Tak jarang nada tinggi, kata kasar, membentak, mencemooh orang lain sering dilakukan tanpa disadari. Bahkan kepada anak sendiri. Dulunya saya berpikir bahwa hal tersebut adalah hal yang wajar. Orang tua itu pikirannya banyak, pekerjaan, kehidupan sosial, ngatur keuangan, dan pastinya mengurus anak yang membutuhkan tanggung jawab serta effort yang besar..
Tapi lama kelamaan saya menyimpulkan, bahwa ego dan emosi yang kemudian memuncak pada nada tinggi dan mood yang buruk, hanya muncul dari diri orang tua itu sendiri. Ya, menjadi orang tua bukan hanya sekedar menjalankan tanggung jawab semata saja, tapi juga punya kewajiban untuk mengatur emosi serta ego pribadi.
Sejatinya,
Anak adalah akibat dari suatu rangkaian perlakuan yang mereka terima, baik dalam keluarga maupun lingkungan sekitar. Mereka adalah respon dari apa yang mereka lihat, dengar dan rasakan.
Logically, kita semua juga pasti paham, bahwa kebahagiaan dan kebencian adalah suatu hal yang menular.
Dua hal (kebahagiaan dan kebencian) yang sangat krusial dalam kehidupan itu memang memiliki sumber yang beraneka ragam. Tapi sadarkah, bahwa sumber yang paling utama atas sikap anak, suasana hati anak, kebahagiaan anak, berawal dari keluarga?
Ya, keluarga adalah rumah. Keluarga adalah kelompok yang paling pertama ditemui oleh masing-masing anggota keluarga tersebut.
Keluarga adalah ujung tombak dari sebuah kebahagiaan psikis yang pada dasarnya merupakan kebutuhan..
Jika sejak pagi anak sudah menerima umpatan, amarah, bentakan, nada kasar dan lain sebagainya, dikhawatirkan psikologi anak bisa terganggu. Anak memang cenderung diam, tapi hatinya tetap bergejolak. Ia bisa tumbuh menjadi anak yang apatis, kurang tanggap, bahkan emosional secara berlebihan.
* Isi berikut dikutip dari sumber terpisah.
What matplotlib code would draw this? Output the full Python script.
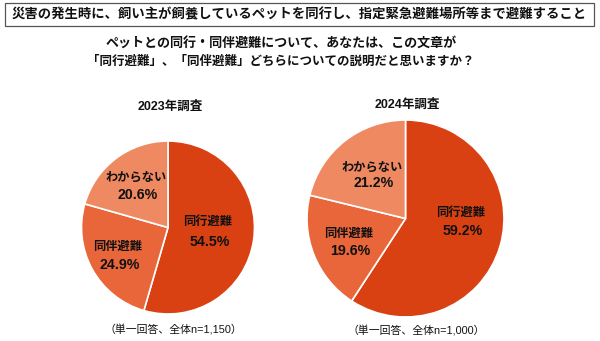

Belum lagi, proses menularnya kebencian yang ditebar melalui bentakan pada anak. Anak akan merasa tidak semangat bersekolah karena merasa tidak dihargai dan dipedulikan, anak akan malas belajar, malas bersosialisasi dengan lingkungannya karena sifat apatis tadi, dan seterusnya. Ya, itulah salah satu gambaran kebencian yang menular.
Bayangkan, jika sejak pagi rasa pengertian dan saling menghargai sudah ditanamkan pada hubungan antara orang tua dan anak. Anak akan semangat pergi ke sekolah, cepat tanggap, semakin giat belajar, sopan santun pada gurunya, selalu terlihat antusias, bisa "seru" dengan teman-teman dalam lingkungan sosialnya, dan seterusnya.
Yap, rasa saling pengertian dan saling menghargai tetap harus hadir dari orang tua terhadap anak. Mengingat anak bukanlah 'bawahan' kita sementara kita adalah bosnya.
Anak bukanlah barang yang kita pesan dari katalog yang sudah ada buku panduannya.
Anak bukanlah patung yang bisa kita pahat sesuai dengan kemauan kita.
Anak bukanlah makhluk yang kehadirannya justru membuat hidup kita semakin rumit.
Anak bukan sebuah robot yang harus selalu mengikuti kemauan kita dari A-Z.
Anak juga manusia, mereka punya hati dan perasaan. Mereka punya keinginan dan harapan. Bisa merasakan sedih, putus asa, bahkan bahagia dari hatinya yang paling dalam.
Hargai mereka dengan mengarahkan dan memberikan pengertian melalui cara dan pendekatan yang baik. Jadikan dia teman, sahabat. Bukan musuh, saingan, atau bahkan bawahan.
Anak tidak membutuhkan orang tua yang sempurna. Mereka justru membutuhkan teman yang bersedia untuk tumbuh dan belajar bersamanya, saling mengenal, saling mengerti, menghargai, berempati.. selama berapapun waktu yang diberikan oleh Sang Pencipta.